One area we are not getting encouragement in is regulation. Food production at National, EU and international level is under constant pressure from populist thinking that is infiltrating the very structures of society that should be protecting production. The American court ruling with regards to glyphosate, the EU ruling that declared that new breeding techniques are to be classified as GM, and the constant stream of pesticides being removed from the market do nothing to give any producer confidence in the structures of society protecting food production.
When each of these news items were published, there was no shortage of commentators welcoming the news and lambasting food production methods as being archaic and dangerous to all.
There was a shortage, however, on commentary from the other perspective. One question that occurred to me is where are the regulators and authorities when it comes to defending our production methods.
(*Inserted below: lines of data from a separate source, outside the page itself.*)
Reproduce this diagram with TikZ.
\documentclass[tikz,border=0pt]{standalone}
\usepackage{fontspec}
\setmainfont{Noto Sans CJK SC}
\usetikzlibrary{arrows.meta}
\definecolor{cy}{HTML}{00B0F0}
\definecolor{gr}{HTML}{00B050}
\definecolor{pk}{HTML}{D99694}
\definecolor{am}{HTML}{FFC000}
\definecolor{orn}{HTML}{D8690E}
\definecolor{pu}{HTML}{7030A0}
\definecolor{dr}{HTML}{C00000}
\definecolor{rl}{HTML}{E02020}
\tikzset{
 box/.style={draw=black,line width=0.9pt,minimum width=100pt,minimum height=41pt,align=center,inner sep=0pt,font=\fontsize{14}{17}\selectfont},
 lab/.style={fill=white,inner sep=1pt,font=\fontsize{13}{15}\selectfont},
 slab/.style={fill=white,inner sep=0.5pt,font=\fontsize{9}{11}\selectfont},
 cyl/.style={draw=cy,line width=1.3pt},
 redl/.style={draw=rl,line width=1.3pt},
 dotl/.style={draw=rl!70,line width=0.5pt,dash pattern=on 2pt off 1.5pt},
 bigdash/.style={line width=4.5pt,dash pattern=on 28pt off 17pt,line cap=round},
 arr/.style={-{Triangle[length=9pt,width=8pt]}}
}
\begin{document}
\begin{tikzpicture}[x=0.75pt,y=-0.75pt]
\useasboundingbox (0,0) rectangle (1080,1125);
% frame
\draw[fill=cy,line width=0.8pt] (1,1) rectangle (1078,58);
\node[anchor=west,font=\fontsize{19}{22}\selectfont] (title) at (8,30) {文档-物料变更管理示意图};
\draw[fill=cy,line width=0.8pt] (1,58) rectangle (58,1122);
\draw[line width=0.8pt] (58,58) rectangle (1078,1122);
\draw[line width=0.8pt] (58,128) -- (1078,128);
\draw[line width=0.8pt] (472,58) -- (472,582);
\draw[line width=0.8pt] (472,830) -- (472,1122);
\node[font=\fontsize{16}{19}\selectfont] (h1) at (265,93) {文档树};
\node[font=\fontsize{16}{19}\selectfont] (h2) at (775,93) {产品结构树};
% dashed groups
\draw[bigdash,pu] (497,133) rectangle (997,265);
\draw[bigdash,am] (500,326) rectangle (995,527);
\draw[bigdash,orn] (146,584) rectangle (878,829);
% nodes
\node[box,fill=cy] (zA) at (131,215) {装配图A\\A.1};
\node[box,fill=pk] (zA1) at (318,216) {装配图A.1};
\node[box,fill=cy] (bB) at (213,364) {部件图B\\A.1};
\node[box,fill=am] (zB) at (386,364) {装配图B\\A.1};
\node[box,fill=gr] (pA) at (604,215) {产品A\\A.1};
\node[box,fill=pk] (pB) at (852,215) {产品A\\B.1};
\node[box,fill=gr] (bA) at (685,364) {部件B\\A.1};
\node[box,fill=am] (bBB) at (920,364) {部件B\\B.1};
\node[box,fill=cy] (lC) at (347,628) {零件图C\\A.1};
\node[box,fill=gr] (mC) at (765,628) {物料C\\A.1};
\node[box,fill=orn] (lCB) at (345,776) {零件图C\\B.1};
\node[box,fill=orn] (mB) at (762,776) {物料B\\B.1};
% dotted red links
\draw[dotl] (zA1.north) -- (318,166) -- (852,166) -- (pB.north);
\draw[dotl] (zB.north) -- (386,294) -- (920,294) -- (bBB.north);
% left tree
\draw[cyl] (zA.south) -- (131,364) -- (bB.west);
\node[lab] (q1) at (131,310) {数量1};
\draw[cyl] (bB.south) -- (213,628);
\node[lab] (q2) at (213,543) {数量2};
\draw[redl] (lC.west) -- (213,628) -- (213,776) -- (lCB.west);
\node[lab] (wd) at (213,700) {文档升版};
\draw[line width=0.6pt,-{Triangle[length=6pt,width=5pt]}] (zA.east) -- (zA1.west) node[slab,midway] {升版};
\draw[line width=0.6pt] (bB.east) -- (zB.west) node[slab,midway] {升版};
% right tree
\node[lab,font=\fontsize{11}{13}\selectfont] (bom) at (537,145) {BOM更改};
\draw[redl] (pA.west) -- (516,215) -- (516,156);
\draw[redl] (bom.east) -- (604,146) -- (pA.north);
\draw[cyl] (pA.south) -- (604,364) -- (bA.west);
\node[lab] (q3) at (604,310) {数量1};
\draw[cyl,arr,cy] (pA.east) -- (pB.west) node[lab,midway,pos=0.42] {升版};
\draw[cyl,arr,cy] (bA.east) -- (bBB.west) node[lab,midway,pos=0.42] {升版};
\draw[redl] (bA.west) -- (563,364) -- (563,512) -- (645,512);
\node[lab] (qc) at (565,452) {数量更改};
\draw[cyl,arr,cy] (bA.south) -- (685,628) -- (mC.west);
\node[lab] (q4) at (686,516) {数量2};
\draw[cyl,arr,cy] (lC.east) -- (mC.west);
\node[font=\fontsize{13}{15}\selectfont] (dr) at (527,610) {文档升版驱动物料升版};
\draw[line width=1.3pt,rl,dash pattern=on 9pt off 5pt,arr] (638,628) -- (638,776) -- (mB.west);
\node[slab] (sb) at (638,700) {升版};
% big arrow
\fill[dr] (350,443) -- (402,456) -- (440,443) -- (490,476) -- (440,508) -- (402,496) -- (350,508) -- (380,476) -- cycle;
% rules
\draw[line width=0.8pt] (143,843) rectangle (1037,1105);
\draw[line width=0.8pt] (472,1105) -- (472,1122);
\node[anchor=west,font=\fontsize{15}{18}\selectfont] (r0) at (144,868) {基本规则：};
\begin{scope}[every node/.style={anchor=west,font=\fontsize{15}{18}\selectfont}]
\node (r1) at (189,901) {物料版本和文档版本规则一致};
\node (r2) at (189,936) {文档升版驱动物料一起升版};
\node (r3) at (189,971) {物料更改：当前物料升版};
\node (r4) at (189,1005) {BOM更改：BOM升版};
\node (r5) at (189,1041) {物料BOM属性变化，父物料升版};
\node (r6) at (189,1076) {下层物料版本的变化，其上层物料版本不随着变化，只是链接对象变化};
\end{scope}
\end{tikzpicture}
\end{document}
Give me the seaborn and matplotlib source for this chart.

There are armies of people employed all over Europe focused on food safety. There are far more looking at food safety than producing it in the first place. Yet they are strangely silent up against the populist bleating that goes on.
One would think that the very authorities that decide whether a food, a pesticide, a breeding technique is safe or not would have the courage of their convictions, and findings, to stand up to the naysayers in times when the basic systems we have of producing food is being attacked.
But, no, its up to a few farmers interviewed at the mart for the Six One News to defend our production systems that have served us all well for thousands of years.
The very concept of food safety has been hijacked by a self-serving industry that has turned a simple concept into an ever growing futile exercise in box ticking, policy declarations and record-keeping marathons. The concept of food security has been relegated to contempt by the actions of the authorities, not just the trendy commentariat.
The way we treat food production here reminds me of the ancient inhabitants of Easter Island in the Pacific Ocean. The inhabitants of Easter Island at one time had it all: plenty of food, plenty to drink, plenty of fuel, living on an island paradise you only see on the lotto ads. So impressed were they with themselves with the good conditions they found themselves in, they started to build monuments to the most important thing in their lives — themselves. So engrossed did they become on building these monuments to celebrate their own successes that they used up all the resources on the island on producing these monuments. Suddenly, there were no resources remaining, all that was left was the monuments, and the island is now deserted. Resources are finite, more finite than the inhabitant’s hubris in this case.
The way the food authorities are treating food production has similarities to these islanders. So impressed have we become with the ability of the EU to produce food, there is ever more elaborate systems to demonstrate to all how ‘safe’ our food is. No risk is too small or too notional to expend vast resources eliminating, no written procedure is long enough, no policy statement is wordy enough to demonstrate compliance with our lofty notions of what food safety has become.
However, like the resources on the island, the limiting resource that food safety authorities have here, is the food producers. They are a finite resource and if we keep using up this resource on producing the monuments to food safety, eventually there will be no resources left to produce the food. In this case, however, we won’t even have the monuments to marvel at.